Last Friday, I wrote about the Canadian government finalizing regulations requiring an average renewable fuel content of five percent in gasoline and posed a question about what impact this will have on the market for ethanol as well as on U.S. ethanol producers.
The two billion liters (more than 500 million gallons) of renewable fuel needed to meet the five percent regulation would generate an annual demand for between Can$700-900 million worth of corn and wheat, reports Agriculture and Agri-Food Canada.
“The production of renewable fuels contributes to diversification of the agriculture and agri-food sector by creating a new market for agricultural commodities, and supports the movement of farmers into value-added production processes associated with ethanol production,” says Patrick Girard, a spokesperson with Agriculture and Agri-Food Canada. “At the same time, renewable fuel facilities built in rural locations will increase the number of jobs and economic activity in farming communities.”
Canada’s five percent regulation is expected to be met primarily through domestic production.
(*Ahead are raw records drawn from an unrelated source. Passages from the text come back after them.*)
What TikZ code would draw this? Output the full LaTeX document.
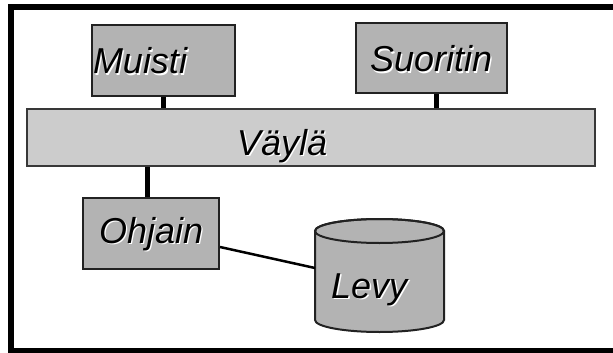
\documentclass[tikz,border=0pt]{standalone}
\usepackage{fontspec}
\setmainfont{Liberation Sans}
\newcommand\shd[1]{\makebox[0pt][l]{\kern1.4pt\raisebox{-1.4pt}{\color{white}#1}}#1}
\definecolor{boxgray}{HTML}{B3B3B3}
\definecolor{busgray}{HTML}{CCCCCC}
\definecolor{edgegray}{HTML}{222222}
\tikzset{
  txt/.style={font=\fontsize{36}{40}\selectfont\itshape, inner sep=0pt, align=left},
  unit/.style={txt, rectangle, draw=edgegray, line width=2pt, fill=boxgray},
  busbox/.style={txt, rectangle, draw=edgegray!90, line width=1.5pt, fill=busgray},
  link/.style={line width=5pt, black},
  cable/.style={line width=2.5pt, black},
}
\begin{document}
\begin{tikzpicture}[x=1pt,y=-1pt]
\useasboundingbox (0,0) rectangle (613,353);
\clip (0,0) rectangle (613,353);
\draw[line width=6pt] (11,7) rectangle (625,351);
% bus
\node[busbox, text width=568pt, text height=46pt, text depth=11pt] (bus) at (311,137.5) {\hspace*{210pt}\shd{Väylä}};
% units
\node[unit, text width=143pt, text height=49pt, text depth=22pt] (muisti) at (163.5,60.5) {\hspace*{1pt}\shd{Muisti}};
\node[unit, text width=151pt, text height=49pt, text depth=21pt] (suoritin) at (431.5,58) {\hspace*{14pt}\shd{Suoritin}};
\node[unit, text width=136pt, text height=45pt, text depth=26pt] (ohjain) at (151,233.5) {\hspace*{16pt}\shd{Ohjain}};
% disk
\draw[line width=2pt, draw=edgegray, fill=boxgray] (315,231) -- (315,320) arc[start angle=180, end angle=0, x radius=64.5, y radius=12] -- (444,231) arc[start angle=0, end angle=-180, x radius=64.5, y radius=12] -- cycle;
\draw[line width=2pt, draw=edgegray] (379.5,231) ellipse[x radius=64.5, y radius=12];
\node[txt, anchor=base west] (levy) at (331,298) {\shd{Levy}};
\coordinate (levyin) at (315,268);
% connectors
\draw[link] (muisti.south) -- (muisti.south |- bus.north);
\draw[link] ([xshift=4.5pt]suoritin.south) -- ([xshift=4.5pt]suoritin.south |- bus.north);
\draw[link] ([xshift=-4pt]ohjain.north) -- ([xshift=-4pt]ohjain.north |- bus.south);
\draw[cable] ([yshift=-13.5pt]ohjain.east) -- (levyin);
\end{tikzpicture}
\end{document}
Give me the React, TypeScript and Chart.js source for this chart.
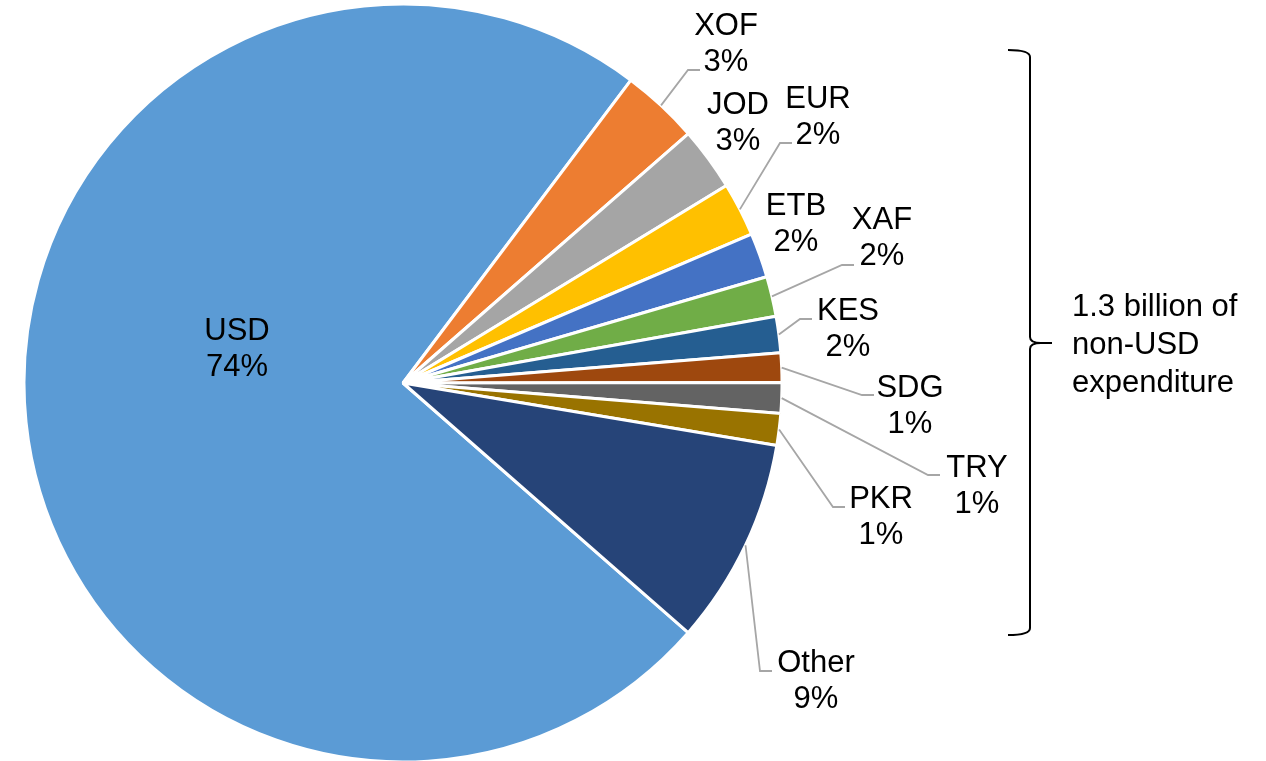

Therefore, it will have little impact on U.S. ethanol producers.
The Renewable Fuels Association adds that idled capacity in Canada could very easily make up the demand pull created by the new regulations. “The Canadian fuel market is much smaller than the U.S. and thus, so is the renewable fuel requirement. That said, it could mean some additional export opportunities for ethanol producers,” said Matt Hartwig, communications director, RFA.